Since the combined blocks are a concatenation of potentially many files that
happen to be in the same index hunk, it's unlikely the same hash will ever
arrive again. And, there is no direct way to discover that multiple small files
are identical.

### Fragmentation across combined blocks

After many incremental backups of a tree of many small files, the last index may
refer to combined blocks from many different prior backups.

Restoring from such a tree may require reading and decompressing a relatively
large volume of combined blocks, just to pick out a small amount of desired data
from each.

Also, when expiry is added, these blocks can't be deleted until no later version
refers to them, so they may hang around for a long time.

Therefore, `restore` may be slower for archives with long histories of small
files. And expiry may free up relatively less space: in the worst case, it will
free up no space at all, if there is just one file still present in the last
tree, from all previous blocks.

### Larger IOs and less file manipulation overhead

Per byte stored, we'd expect to dispatch fewer system calls and fewer IOs, and
so throughput during backup would be higher.

### Better dictionary compression

If many small files, perhaps text files, are written inside one block, there's
an opportunity for Snappy (or other future block compression) to make use of
repeated patterns across files, which isn't possible if they're stored
separately.

This would reinforce the space savings that come from avoiding smaller blocks.

### Format invariants and validation

As before, all blocks referenced by the index must be in the blockdir. Blocks
must be written before the index hunk referencing them is written, which the
algorithm sketched above achieves.

When checking index entries we must check that their addr's `start + length` is
less than the uncompressed length of the block.

This doesn't require a new major format version, but it does create index
entries that older versions won't be able to read. (Possibly this should be
handled more gracefully by marking each band header with the minimum version to
read it, as in #96 and [this RFC](band-version-headers.md).)

### Complexity

The system, with this feature, is more complex than without it. The changes to
the data format are modest, but the changes to the algorithms to read and write
it with good performance are somewhat significant.

## Alternatives

### Periodically write new blocks to enable GC

Perhaps we could have an option to `backup` telling it not to refer to old
combined blocks, to allow them to eventually be expired.

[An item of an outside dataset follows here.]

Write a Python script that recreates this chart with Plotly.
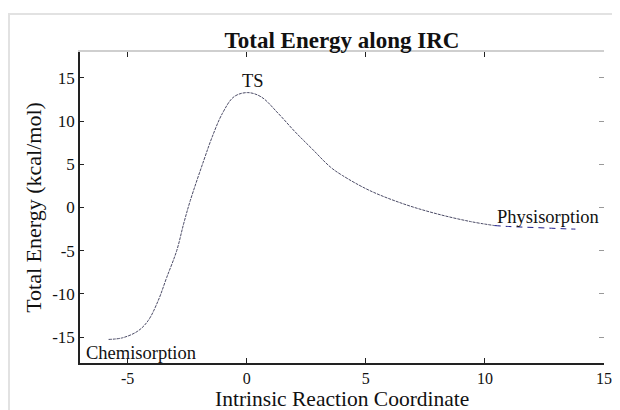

Is there any way to automatically infer this should be done? We don't directly
know how old a block is.

### Repack during gc

I would generally rather avoid this, but we could potentially rewrite both
blocks and the index during gc to allow old blocks to be removed.

(Indeed if doing this there is the potential for much larger compression into
something like git pack files.)

### Store combined blocks separately?

I'm not sure of any specific benefit from keeping them separate.